Here are some of the paintings I saw. Top left is my favorite I think. “Still Life” by David Horn in the 1850s. All the things in it are supposed to remind you of vanity and or death. The painting at the bottom right is “Poor Fauvette” (1881) by Jules Bastien-Lepage. I think it must be a famous painting or something. I recognize it from somewhere. Also the lady dancing is a Russian ballerina, Anna Pavlova I think.
Now for some art with more story behind it.
No art gallery would be complete without a crucifixion picture now would it. And this one is apparently extra special. It’s called “Christ of St. John of the Cross” and it is by Salvador Dali. It’s actually kind of famous apprently and is Kelingrove Gallery’s prize painting (which makes me question if i was allowed to take pictures of it…). Anyway, there is lots of stuff about it on the internet if you are interested in its history. I remember not being super impressed with it but there were also lots of people looking at it so I didn’t spend much time with it.

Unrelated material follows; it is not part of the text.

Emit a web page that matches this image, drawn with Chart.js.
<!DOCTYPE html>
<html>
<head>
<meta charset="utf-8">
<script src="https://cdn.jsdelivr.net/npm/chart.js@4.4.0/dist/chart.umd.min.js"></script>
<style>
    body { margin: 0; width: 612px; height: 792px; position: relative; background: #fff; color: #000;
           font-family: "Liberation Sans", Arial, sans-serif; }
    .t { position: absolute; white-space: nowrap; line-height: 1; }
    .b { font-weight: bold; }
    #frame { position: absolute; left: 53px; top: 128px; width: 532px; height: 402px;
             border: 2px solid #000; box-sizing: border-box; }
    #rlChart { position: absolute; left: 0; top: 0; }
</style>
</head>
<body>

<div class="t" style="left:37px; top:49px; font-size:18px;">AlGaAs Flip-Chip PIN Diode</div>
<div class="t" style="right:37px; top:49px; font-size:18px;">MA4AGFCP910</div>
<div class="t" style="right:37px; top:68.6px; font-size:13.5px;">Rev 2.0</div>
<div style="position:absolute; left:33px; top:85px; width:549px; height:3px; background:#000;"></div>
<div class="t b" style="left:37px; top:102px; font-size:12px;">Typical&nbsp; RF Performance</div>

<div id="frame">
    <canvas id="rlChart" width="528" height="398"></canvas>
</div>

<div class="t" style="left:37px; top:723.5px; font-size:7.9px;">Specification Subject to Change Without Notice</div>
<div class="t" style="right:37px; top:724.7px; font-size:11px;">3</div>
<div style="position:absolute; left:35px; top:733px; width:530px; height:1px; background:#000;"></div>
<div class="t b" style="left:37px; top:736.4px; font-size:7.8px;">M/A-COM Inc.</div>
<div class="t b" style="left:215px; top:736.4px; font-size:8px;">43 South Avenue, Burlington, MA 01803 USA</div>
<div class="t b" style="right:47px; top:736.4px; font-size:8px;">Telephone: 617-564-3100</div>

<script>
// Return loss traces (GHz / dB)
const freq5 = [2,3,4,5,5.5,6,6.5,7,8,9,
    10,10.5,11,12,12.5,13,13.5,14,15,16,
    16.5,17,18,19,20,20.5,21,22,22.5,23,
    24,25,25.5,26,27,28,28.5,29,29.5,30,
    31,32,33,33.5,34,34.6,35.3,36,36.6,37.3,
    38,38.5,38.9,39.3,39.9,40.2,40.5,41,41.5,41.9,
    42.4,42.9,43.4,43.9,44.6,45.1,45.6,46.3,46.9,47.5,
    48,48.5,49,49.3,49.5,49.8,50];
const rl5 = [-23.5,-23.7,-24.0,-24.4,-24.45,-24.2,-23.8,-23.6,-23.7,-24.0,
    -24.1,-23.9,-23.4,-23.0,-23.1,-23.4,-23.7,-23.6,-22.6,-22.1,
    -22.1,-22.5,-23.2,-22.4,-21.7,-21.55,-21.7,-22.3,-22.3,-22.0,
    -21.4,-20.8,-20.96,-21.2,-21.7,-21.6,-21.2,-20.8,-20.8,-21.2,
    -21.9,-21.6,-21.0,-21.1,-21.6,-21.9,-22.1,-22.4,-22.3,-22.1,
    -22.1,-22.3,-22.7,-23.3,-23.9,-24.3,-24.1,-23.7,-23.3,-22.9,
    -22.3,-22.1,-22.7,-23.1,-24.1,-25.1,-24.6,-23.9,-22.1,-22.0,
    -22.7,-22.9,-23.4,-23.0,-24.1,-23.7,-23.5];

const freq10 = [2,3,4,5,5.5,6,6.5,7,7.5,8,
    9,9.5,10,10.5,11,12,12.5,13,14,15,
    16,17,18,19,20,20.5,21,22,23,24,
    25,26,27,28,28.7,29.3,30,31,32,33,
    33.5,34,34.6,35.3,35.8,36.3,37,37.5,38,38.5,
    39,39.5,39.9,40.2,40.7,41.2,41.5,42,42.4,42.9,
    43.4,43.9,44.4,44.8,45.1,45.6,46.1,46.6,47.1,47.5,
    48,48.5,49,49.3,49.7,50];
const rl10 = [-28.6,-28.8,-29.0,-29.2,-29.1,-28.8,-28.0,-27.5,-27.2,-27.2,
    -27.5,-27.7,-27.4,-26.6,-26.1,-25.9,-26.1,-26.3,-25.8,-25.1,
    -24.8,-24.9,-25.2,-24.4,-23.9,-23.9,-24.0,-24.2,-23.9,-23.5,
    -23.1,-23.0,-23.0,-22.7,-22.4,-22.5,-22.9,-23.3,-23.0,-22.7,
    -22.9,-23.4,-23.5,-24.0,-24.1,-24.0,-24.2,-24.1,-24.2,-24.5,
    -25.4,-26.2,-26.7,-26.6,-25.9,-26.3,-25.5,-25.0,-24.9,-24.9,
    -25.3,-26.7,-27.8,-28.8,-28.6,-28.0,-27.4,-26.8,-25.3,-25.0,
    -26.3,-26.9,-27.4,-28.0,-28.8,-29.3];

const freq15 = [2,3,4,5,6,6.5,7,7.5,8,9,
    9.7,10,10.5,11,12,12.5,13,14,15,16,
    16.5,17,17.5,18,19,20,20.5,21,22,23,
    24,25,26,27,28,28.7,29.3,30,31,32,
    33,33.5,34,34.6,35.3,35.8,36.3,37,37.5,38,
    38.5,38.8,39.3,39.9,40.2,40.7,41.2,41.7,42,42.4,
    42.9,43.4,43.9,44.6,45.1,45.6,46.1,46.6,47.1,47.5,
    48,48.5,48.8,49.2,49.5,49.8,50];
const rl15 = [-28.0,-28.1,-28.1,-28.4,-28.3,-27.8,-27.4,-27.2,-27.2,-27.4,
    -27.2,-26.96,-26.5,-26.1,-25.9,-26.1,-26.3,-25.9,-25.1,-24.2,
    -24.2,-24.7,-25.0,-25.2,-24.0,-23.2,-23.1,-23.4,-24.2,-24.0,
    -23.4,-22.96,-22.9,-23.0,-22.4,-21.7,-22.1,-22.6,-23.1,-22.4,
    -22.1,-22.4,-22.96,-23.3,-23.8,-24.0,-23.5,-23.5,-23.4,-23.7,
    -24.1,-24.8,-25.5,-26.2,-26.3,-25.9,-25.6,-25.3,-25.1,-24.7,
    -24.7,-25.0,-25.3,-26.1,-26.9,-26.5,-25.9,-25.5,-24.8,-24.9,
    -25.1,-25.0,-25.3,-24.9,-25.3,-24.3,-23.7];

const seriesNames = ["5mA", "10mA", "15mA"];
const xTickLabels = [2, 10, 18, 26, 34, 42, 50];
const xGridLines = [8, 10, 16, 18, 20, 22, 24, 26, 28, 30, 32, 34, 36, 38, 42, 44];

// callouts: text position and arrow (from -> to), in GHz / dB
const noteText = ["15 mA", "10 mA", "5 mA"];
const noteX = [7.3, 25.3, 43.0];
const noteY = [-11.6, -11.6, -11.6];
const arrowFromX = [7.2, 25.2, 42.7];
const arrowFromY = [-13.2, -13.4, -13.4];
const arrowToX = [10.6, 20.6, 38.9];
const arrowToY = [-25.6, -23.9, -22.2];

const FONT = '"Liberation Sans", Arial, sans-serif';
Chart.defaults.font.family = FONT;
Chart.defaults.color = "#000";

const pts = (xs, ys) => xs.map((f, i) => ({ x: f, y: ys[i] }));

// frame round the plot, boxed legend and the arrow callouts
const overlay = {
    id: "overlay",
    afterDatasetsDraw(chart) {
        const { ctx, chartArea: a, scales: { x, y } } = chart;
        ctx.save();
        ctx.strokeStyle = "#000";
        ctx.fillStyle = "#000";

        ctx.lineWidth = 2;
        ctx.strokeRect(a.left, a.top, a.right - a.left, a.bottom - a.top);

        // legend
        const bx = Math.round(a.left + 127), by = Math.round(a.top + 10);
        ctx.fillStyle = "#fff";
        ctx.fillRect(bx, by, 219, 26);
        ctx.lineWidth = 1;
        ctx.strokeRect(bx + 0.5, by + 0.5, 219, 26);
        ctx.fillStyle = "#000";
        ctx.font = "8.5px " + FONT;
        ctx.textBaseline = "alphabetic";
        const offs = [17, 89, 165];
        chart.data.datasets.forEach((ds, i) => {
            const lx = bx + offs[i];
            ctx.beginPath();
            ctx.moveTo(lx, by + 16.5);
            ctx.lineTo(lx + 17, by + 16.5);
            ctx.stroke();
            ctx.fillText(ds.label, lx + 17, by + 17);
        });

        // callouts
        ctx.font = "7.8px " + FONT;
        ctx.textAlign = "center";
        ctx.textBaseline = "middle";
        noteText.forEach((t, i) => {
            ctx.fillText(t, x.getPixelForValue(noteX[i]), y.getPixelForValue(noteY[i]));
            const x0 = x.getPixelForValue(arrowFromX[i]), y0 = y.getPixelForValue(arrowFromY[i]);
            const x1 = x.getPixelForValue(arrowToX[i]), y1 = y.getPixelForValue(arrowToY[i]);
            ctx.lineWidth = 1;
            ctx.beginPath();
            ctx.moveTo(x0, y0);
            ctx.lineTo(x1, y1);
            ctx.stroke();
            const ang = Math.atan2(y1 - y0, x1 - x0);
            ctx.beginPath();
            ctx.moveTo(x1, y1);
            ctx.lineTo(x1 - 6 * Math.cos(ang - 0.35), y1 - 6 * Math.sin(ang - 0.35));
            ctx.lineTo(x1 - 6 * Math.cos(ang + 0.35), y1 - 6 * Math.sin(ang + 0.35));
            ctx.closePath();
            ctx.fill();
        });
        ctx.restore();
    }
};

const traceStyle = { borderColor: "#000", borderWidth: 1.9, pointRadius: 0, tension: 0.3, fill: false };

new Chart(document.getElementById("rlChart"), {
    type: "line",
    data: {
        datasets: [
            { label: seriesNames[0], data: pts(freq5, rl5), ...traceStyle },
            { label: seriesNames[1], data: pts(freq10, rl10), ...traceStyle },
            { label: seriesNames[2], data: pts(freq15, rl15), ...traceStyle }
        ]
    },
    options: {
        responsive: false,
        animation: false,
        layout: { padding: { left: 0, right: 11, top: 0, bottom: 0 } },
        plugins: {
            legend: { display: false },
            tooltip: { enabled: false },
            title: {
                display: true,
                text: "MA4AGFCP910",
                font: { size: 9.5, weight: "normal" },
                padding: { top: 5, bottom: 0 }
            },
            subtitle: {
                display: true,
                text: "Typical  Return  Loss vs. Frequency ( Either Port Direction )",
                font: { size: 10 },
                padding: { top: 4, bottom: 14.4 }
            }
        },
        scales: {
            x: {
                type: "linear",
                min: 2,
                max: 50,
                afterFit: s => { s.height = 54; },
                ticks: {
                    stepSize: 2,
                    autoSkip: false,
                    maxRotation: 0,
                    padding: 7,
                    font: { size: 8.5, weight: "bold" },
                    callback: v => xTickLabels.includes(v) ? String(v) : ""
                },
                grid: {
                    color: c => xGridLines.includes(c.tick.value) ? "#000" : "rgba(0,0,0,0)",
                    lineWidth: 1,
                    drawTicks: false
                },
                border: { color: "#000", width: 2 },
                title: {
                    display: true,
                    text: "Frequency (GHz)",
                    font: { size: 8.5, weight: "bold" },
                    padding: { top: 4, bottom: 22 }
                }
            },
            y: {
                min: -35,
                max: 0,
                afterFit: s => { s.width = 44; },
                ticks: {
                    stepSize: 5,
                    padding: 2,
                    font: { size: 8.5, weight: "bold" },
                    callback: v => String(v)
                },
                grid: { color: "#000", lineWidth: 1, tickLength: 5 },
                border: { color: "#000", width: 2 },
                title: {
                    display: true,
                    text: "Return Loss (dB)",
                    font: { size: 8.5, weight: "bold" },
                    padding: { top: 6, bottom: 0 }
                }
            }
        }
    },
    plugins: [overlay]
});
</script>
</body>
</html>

These paintings also have a cool story. I wish I had been able to take better pictures of them. This was a set of three paintings made by an Italian prisoner of war in what is now Somalia. When the camp was disbanded, Somali soldiers destroyed the chapel where they hung and some of the paintings (hence why they are missing parts) but the Italian soldiers rescued the images and gave them to the British officer in charge of the camp. Years later the British officer tried to return them to the Italians and was told that he should keep them as a sign of their gratitude for their humane treatment in the war camp. I might be butchering the story slightly but I thought it was really interesting.